* [Data lines]
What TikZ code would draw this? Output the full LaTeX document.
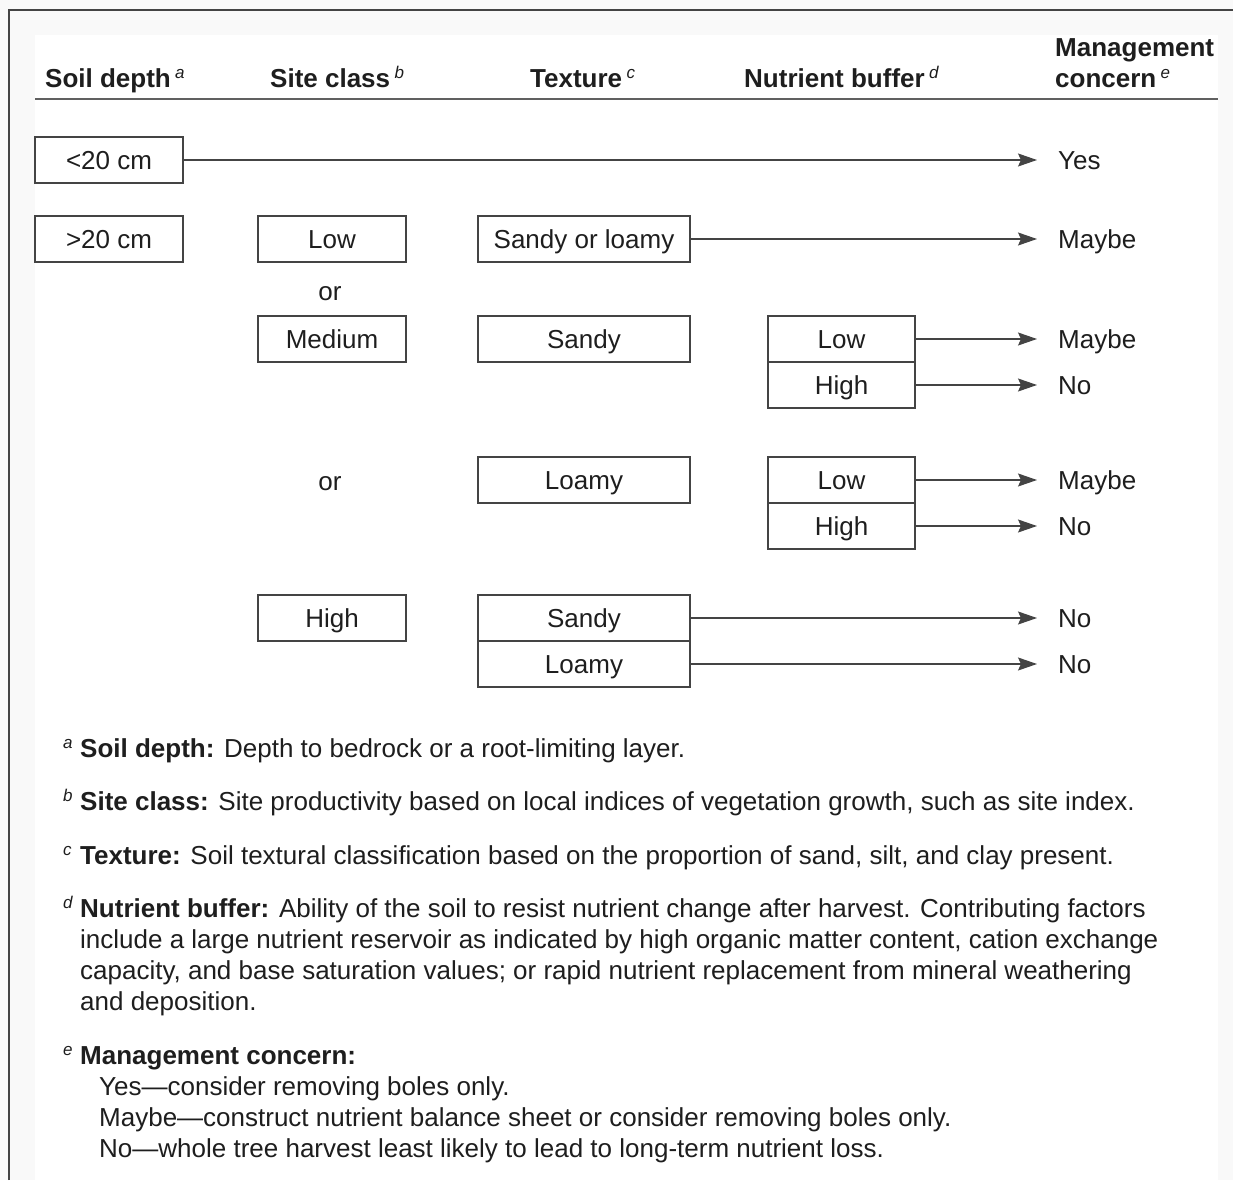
\documentclass[tikz,border=0pt]{standalone}
\usepackage{fontspec}
\setmainfont{Liberation Sans}
\usetikzlibrary{arrows.meta}
\definecolor{ink}{HTML}{1E1E1E}
\definecolor{edge}{HTML}{444444}
\newcommand\supmark[1]{\raisebox{9pt}{\fontsize{17}{17}\selectfont\mdseries\itshape #1}}
\begin{document}
\begin{tikzpicture}[x=1pt,y=-1pt,
 every node/.style={font=\fontsize{26}{31}\selectfont, text=ink},
 box/.style={draw=edge, line width=1.3pt, minimum width=148pt, minimum height=46pt, inner sep=0pt, text height=18pt, text depth=0pt},
 wbox/.style={box, minimum width=212pt},
 outc/.style={anchor=west, inner xsep=21pt, inner ysep=0pt, text height=18pt, text depth=0pt},
 arr/.style={draw=edge, line width=1.3pt, -{Stealth[length=19pt,width=13pt,inset=3pt]}},
 hd/.style={font=\fontsize{26}{30}\selectfont\bfseries, anchor=base west, inner sep=0pt},
 fn/.style={anchor=base west, inner sep=0pt},
 ortext/.style={anchor=base, inner sep=0pt},
]
\useasboundingbox (0,0) rectangle (1233,1180);
\fill[gray!5] (0,0) rectangle (1233,1180);
\fill[white] (35,35) rectangle (1218,1180);
\draw[edge, line width=1.5pt] (9,1180) -- (9,10) -- (1233,10);

% header
\node[hd] (h1) at (45,88) {Soil depth\,\supmark{a}};
\node[hd] (h2) at (270,88) {Site class\,\supmark{b}};
\node[hd] (h3) at (530,88) {Texture\,\supmark{c}};
\node[hd] (h4) at (744,88) {Nutrient buffer\,\supmark{d}};
\node[hd] (h5a) at (1055,57) {Management};
\node[hd] (h5b) at (1055,88) {concern\,\supmark{e}};
\draw[edge!85, line width=1.6pt] (35,99) -- (1218,99);

% soil depth
\node[box] (d1) at (109,160) {<20 cm};
\node[box] (d2) at (109,239) {>20 cm};

% site class
\node[box] (s1) at (332,239) {Low};
\node[ortext] (or1) at (330,300) {or};
\node[box] (s2) at (332,339) {Medium};
\node[ortext] (or2) at (330,490) {or};
\node[box] (s3) at (332,618) {High};

% texture
\node[wbox] (t1) at (584,239) {Sandy or loamy};
\node[wbox] (t2) at (584,339) {Sandy};
\node[wbox] (t3) at (584,480) {Loamy};
\node[wbox] (t4) at (584,618) {Sandy};
\node[wbox] (t5) at (584,664) {Loamy};

% nutrient buffer
\node[box, minimum width=147pt] (n1) at (841.5,339) {Low};
\node[box, minimum width=147pt] (n2) at (841.5,385) {High};
\node[box, minimum width=147pt] (n3) at (841.5,480) {Low};
\node[box, minimum width=147pt] (n4) at (841.5,526) {High};

% outcomes
\node[outc] (o1) at (1037,160) {Yes};
\node[outc] (o2) at (1037,239) {Maybe};
\node[outc] (o3) at (1037,339) {Maybe};
\node[outc] (o4) at (1037,385) {No};
\node[outc] (o5) at (1037,480) {Maybe};
\node[outc] (o6) at (1037,526) {No};
\node[outc] (o7) at (1037,618) {No};
\node[outc] (o8) at (1037,664) {No};

\draw[arr] (d1.east) -- (o1.west);
\draw[arr] (t1.east) -- (o2.west);
\draw[arr] (n1.east) -- (o3.west);
\draw[arr] (n2.east) -- (o4.west);
\draw[arr] (n3.east) -- (o5.west);
\draw[arr] (n4.east) -- (o6.west);
\draw[arr] (t4.east) -- (o7.west);
\draw[arr] (t5.east) -- (o8.west);

% footnotes
\node[fn] (fa) at (63,757) {\supmark{a}};
\node[fn] (fat) at (80,757) {\textbf{Soil depth:} Depth to bedrock or a root-limiting layer.};
\node[fn] (fb) at (63,810) {\supmark{b}};
\node[fn] (fbt) at (80,810) {\textbf{Site class:} Site productivity based on local indices of vegetation growth, such as site index.};
\node[fn] (fc) at (63,864) {\supmark{c}};
\node[fn] (fct) at (80,864) {\textbf{Texture:} Soil textural classification based on the proportion of sand, silt, and clay present.};
\node[fn] (fd) at (63,917) {\supmark{d}};
\node[fn] (fd1) at (80,917) {\textbf{Nutrient buffer:} Ability of the soil to resist nutrient change after harvest. Contributing factors};
\node[fn] (fd2) at (80,948) {include a large nutrient reservoir as indicated by high organic matter content, cation exchange};
\node[fn] (fd3) at (80,979) {capacity, and base saturation values; or rapid nutrient replacement from mineral weathering};
\node[fn] (fd4) at (80,1010) {and deposition.};
\node[fn] (fe) at (63,1064) {\supmark{e}};
\node[fn] (fet) at (80,1064) {\textbf{Management concern:}};
\node[fn] (fe1) at (99,1095) {Yes---consider removing boles only.};
\node[fn] (fe2) at (99,1126) {Maybe---construct nutrient balance sheet or consider removing boles only.};
\node[fn] (fe3) at (99,1157) {No---whole tree harvest least likely to lead to long-term nutrient loss.};
\end{tikzpicture}
\end{document}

* [Work instructions] Write the listing above out again exactly, dropping each image.

* [Exercise response]
What TikZ code would draw this? Output the full LaTeX document.
\documentclass[tikz,border=0pt]{standalone}
\usepackage{fontspec}
\setmainfont{Liberation Sans}
\usetikzlibrary{arrows.meta}
\definecolor{ink}{HTML}{1E1E1E}
\definecolor{edge}{HTML}{444444}
\newcommand\supmark[1]{\raisebox{9pt}{\fontsize{17}{17}\selectfont\mdseries\itshape #1}}
\begin{document}
\begin{tikzpicture}[x=1pt,y=-1pt,
 every node/.style={font=\fontsize{26}{31}\selectfont, text=ink},
 box/.style={draw=edge, line width=1.3pt, minimum width=148pt, minimum height=46pt, inner sep=0pt, text height=18pt, text depth=0pt},
 wbox/.style={box, minimum width=212pt},
 outc/.style={anchor=west, inner xsep=21pt, inner ysep=0pt, text height=18pt, text depth=0pt},
 arr/.style={draw=edge, line width=1.3pt, -{Stealth[length=19pt,width=13pt,inset=3pt]}},
 hd/.style={font=\fontsize{26}{30}\selectfont\bfseries, anchor=base west, inner sep=0pt},
 fn/.style={anchor=base west, inner sep=0pt},
 ortext/.style={anchor=base, inner sep=0pt},
]
\useasboundingbox (0,0) rectangle (1233,1180);
\fill[gray!5] (0,0) rectangle (1233,1180);
\fill[white] (35,35) rectangle (1218,1180);
\draw[edge, line width=1.5pt] (9,1180) -- (9,10) -- (1233,10);

% header
\node[hd] (h1) at (45,88) {Soil depth\,\supmark{a}};
\node[hd] (h2) at (270,88) {Site class\,\supmark{b}};
\node[hd] (h3) at (530,88) {Texture\,\supmark{c}};
\node[hd] (h4) at (744,88) {Nutrient buffer\,\supmark{d}};
\node[hd] (h5a) at (1055,57) {Management};
\node[hd] (h5b) at (1055,88) {concern\,\supmark{e}};
\draw[edge!85, line width=1.6pt] (35,99) -- (1218,99);

% soil depth
\node[box] (d1) at (109,160) {<20 cm};
\node[box] (d2) at (109,239) {>20 cm};

% site class
\node[box] (s1) at (332,239) {Low};
\node[ortext] (or1) at (330,300) {or};
\node[box] (s2) at (332,339) {Medium};
\node[ortext] (or2) at (330,490) {or};
\node[box] (s3) at (332,618) {High};

% texture
\node[wbox] (t1) at (584,239) {Sandy or loamy};
\node[wbox] (t2) at (584,339) {Sandy};
\node[wbox] (t3) at (584,480) {Loamy};
\node[wbox] (t4) at (584,618) {Sandy};
\node[wbox] (t5) at (584,664) {Loamy};

% nutrient buffer
\node[box, minimum width=147pt] (n1) at (841.5,339) {Low};
\node[box, minimum width=147pt] (n2) at (841.5,385) {High};
\node[box, minimum width=147pt] (n3) at (841.5,480) {Low};
\node[box, minimum width=147pt] (n4) at (841.5,526) {High};

% outcomes
\node[outc] (o1) at (1037,160) {Yes};
\node[outc] (o2) at (1037,239) {Maybe};
\node[outc] (o3) at (1037,339) {Maybe};
\node[outc] (o4) at (1037,385) {No};
\node[outc] (o5) at (1037,480) {Maybe};
\node[outc] (o6) at (1037,526) {No};
\node[outc] (o7) at (1037,618) {No};
\node[outc] (o8) at (1037,664) {No};

\draw[arr] (d1.east) -- (o1.west);
\draw[arr] (t1.east) -- (o2.west);
\draw[arr] (n1.east) -- (o3.west);
\draw[arr] (n2.east) -- (o4.west);
\draw[arr] (n3.east) -- (o5.west);
\draw[arr] (n4.east) -- (o6.west);
\draw[arr] (t4.east) -- (o7.west);
\draw[arr] (t5.east) -- (o8.west);

% footnotes
\node[fn] (fa) at (63,757) {\supmark{a}};
\node[fn] (fat) at (80,757) {\textbf{Soil depth:} Depth to bedrock or a root-limiting layer.};
\node[fn] (fb) at (63,810) {\supmark{b}};
\node[fn] (fbt) at (80,810) {\textbf{Site class:} Site productivity based on local indices of vegetation growth, such as site index.};
\node[fn] (fc) at (63,864) {\supmark{c}};
\node[fn] (fct) at (80,864) {\textbf{Texture:} Soil textural classification based on the proportion of sand, silt, and clay present.};
\node[fn] (fd) at (63,917) {\supmark{d}};
\node[fn] (fd1) at (80,917) {\textbf{Nutrient buffer:} Ability of the soil to resist nutrient change after harvest. Contributing factors};
\node[fn] (fd2) at (80,948) {include a large nutrient reservoir as indicated by high organic matter content, cation exchange};
\node[fn] (fd3) at (80,979) {capacity, and base saturation values; or rapid nutrient replacement from mineral weathering};
\node[fn] (fd4) at (80,1010) {and deposition.};
\node[fn] (fe) at (63,1064) {\supmark{e}};
\node[fn] (fet) at (80,1064) {\textbf{Management concern:}};
\node[fn] (fe1) at (99,1095) {Yes---consider removing boles only.};
\node[fn] (fe2) at (99,1126) {Maybe---construct nutrient balance sheet or consider removing boles only.};
\node[fn] (fe3) at (99,1157) {No---whole tree harvest least likely to lead to long-term nutrient loss.};
\end{tikzpicture}
\end{document}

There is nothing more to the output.